Roland Burrage Dixon was an American anthropologist.

Life

Born at Worcester, Mass, in 1897 he graduated from Harvard University, where he remained as an assistant in anthropology, taking the degree of Ph. D. in 1900 and then serving as instructor and after 1906 as an assistant professor. He was vice president of the American Academy of Arts and Sciences in 1910–1911 and president of the American Folklore Society from 1907 to 1909. He was professor at Harvard after 1916 and member of the American Commission to Negotiate Peace in Paris. Professor Dixon was a contributor to anthropological and ethnological journals.
Dixon was Franz Boas's first doctoral student at Harvard, and Dixon's early papers represent some of the earliest work inspired by Boas' views on culture. However, Boas did not fully articulate his views on culture until 1911, thus Dixon's work is less influenced by Boasian views than that of many of Boas' later students. Indeed, Boas and Dixon's views of culture clashed in numerous instances, in particular, over whether modern 'Stone Age' cultures could be used as analogs for prehistoric archaeological cultures. Boas was strongly opposed to this view. Dixon's approach towards cultures was geographic in orientation, and generally viewed cultures as static entities, with change primarily being induced by migration. Dixon's geographical-historical approach was not taken up by any later anthropologists.
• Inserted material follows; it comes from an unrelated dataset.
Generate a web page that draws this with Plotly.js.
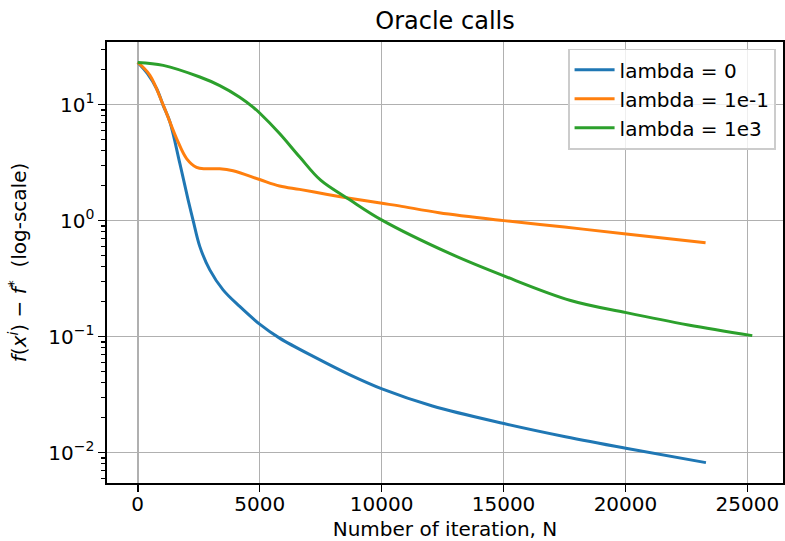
<!DOCTYPE html>
<html>
<head>
<meta charset="utf-8">
<script src="https://cdn.plot.ly/plotly-3.0.1.min.js"></script>
<style>html,body{margin:0;padding:0;background:#fff;}#chart{width:785px;height:541px;}</style>
</head>
<body>
<div id="chart"></div>
<script>
const seriesNames = ["lambda = 0", "lambda = 1e-1", "lambda = 1e3"];
const seriesColors = ["#1f77b4", "#ff7f0e", "#2ca02c"];

const blueX = [0, 400, 777, 1047, 1320, 1729, 2069, 2273, 2547, 2956, 3500, 4182, 5000, 5817, 7317, 8679, 10016, 12084, 15015, 17538, 20015, 23300];
const blueY = [23.1, 18.5, 13.7, 9.8, 7.08, 3.1, 1.5, 1.0, 0.597, 0.376, 0.253, 0.182, 0.128, 0.097, 0.0655, 0.047, 0.0354, 0.0252, 0.0178, 0.0137, 0.0109, 0.0082];

const orangeX = [0, 500, 1047, 1594, 2003, 2412, 2800, 3364, 3909, 5000, 5817, 6635, 7726, 8679, 10016, 10723, 12357, 15015, 17500, 20031, 23285];
const orangeY = [23.1, 17.9, 9.9, 5.1, 3.43, 2.88, 2.8, 2.8, 2.69, 2.26, 1.99, 1.86, 1.69, 1.56, 1.41, 1.34, 1.17, 1.0, 0.88, 0.767, 0.646];

const greenX = [0, 1047, 2547, 3364, 4182, 4727, 5000, 5817, 6635, 7500, 8679, 10016, 12767, 15015, 17750, 20031, 22578, 25200];
const greenY = [23.1, 21.8, 17.3, 14.6, 11.6, 9.53, 8.47, 5.64, 3.55, 2.23, 1.52, 1.01, 0.524, 0.334, 0.205, 0.161, 0.126, 0.102];

const xTickVals = [0, 5000, 10000, 15000, 20000, 25000];
const xTickText = ["0", "5000", "10000", "15000", "20000", "25000"];
const yTickVals = [0.01, 0.1, 1, 10];
const yTickText = ["10<sup>\u22122</sup>", "10<sup>\u22121</sup>", "10<sup>0</sup>", "10<sup>1</sup>"];
const yMinorVals = [0.006, 0.007, 0.008, 0.009, 0.02, 0.03, 0.04, 0.05, 0.06, 0.07, 0.08, 0.09,
  0.2, 0.3, 0.4, 0.5, 0.6, 0.7, 0.8, 0.9, 2, 3, 4, 5, 6, 7, 8, 9, 20, 30];

const xs = [blueX, orangeX, greenX];
const ys = [blueY, orangeY, greenY];
const traces = xs.map((x, i) => ({
  x: x, y: ys[i], type: "scatter", mode: "lines", name: seriesNames[i],
  line: {color: seriesColors[i], width: 3, shape: "spline", smoothing: 1}
}));

const font = {family: "DejaVu Sans", size: 20, color: "#000"};
const layout = {
  width: 785, height: 541,
  margin: {l: 107, r: 2, t: 42, b: 58},
  paper_bgcolor: "#fff", plot_bgcolor: "#fff",
  font: font,
  showlegend: true,
  title: {text: "Oracle calls", font: {family: "DejaVu Sans", size: 24, color: "#000"},
          x: 0.5, xref: "paper", y: 0.962, yref: "container", yanchor: "middle"},
  xaxis: {
    range: [-1260, 26460], tickmode: "array", tickvals: xTickVals, ticktext: xTickText,
    ticks: "outside", ticklen: 7, tickwidth: 1.6, tickcolor: "#000",
    showline: true, linecolor: "#000", linewidth: 1.6, mirror: true,
    showgrid: true, gridcolor: "#b0b0b0", gridwidth: 1.6, zeroline: false,
    tickfont: font, ticklabelstandoff: -5,
    title: {text: "Number of iteration, N", font: font, standoff: 18}
  },
  yaxis: {
    type: "log", range: [-2.262, 1.540], tickmode: "array", tickvals: yTickVals, ticktext: yTickText,
    ticks: "outside", ticklen: 7, tickwidth: 1.6, tickcolor: "#000",
    showline: true, linecolor: "#000", linewidth: 1.6, mirror: true,
    showgrid: true, gridcolor: "#b0b0b0", gridwidth: 1.6, zeroline: false,
    tickfont: font,
    minor: {tickmode: "array", tickvals: yMinorVals, ticks: "outside", ticklen: 4, tickwidth: 1.2, tickcolor: "#000", showgrid: false},
    title: {text: "<i>f</i>(<i>x<sup>i</sup></i>) \u2212 <i>f</i><sup>*</sup>  (log-scale)", font: font, standoff: 16}
  },
  legend: {
    x: 0.9896, xanchor: "right", y: 0.985, yanchor: "top",
    bgcolor: "rgba(255,255,255,0.8)", bordercolor: "#cccccc", borderwidth: 1.6,
    font: font, tracegroupgap: 0, itemwidth: 40
  }
};

Plotly.newPlot("chart", traces, layout, {staticPlot: true, displayModeBar: false});
</script>
</body>
</html>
Dixon was fellow Boas student Alfred Kroeber's closest professional colleague from 1897 until about 1906. They coordinated closely, published a number of papers jointly, and had an explicit agreement not to duplicate one another's work, Dixon working on languages and cultures in northeastern California and the northern Sierra Nevada, Kroeber in the remainder of the state.
Obituaries by fellow anthropologists ascribed to Dixon an icy and demanding personality, with an attitude of "unsympathetic impartiality, of ruthless condemnation, or of detached approval."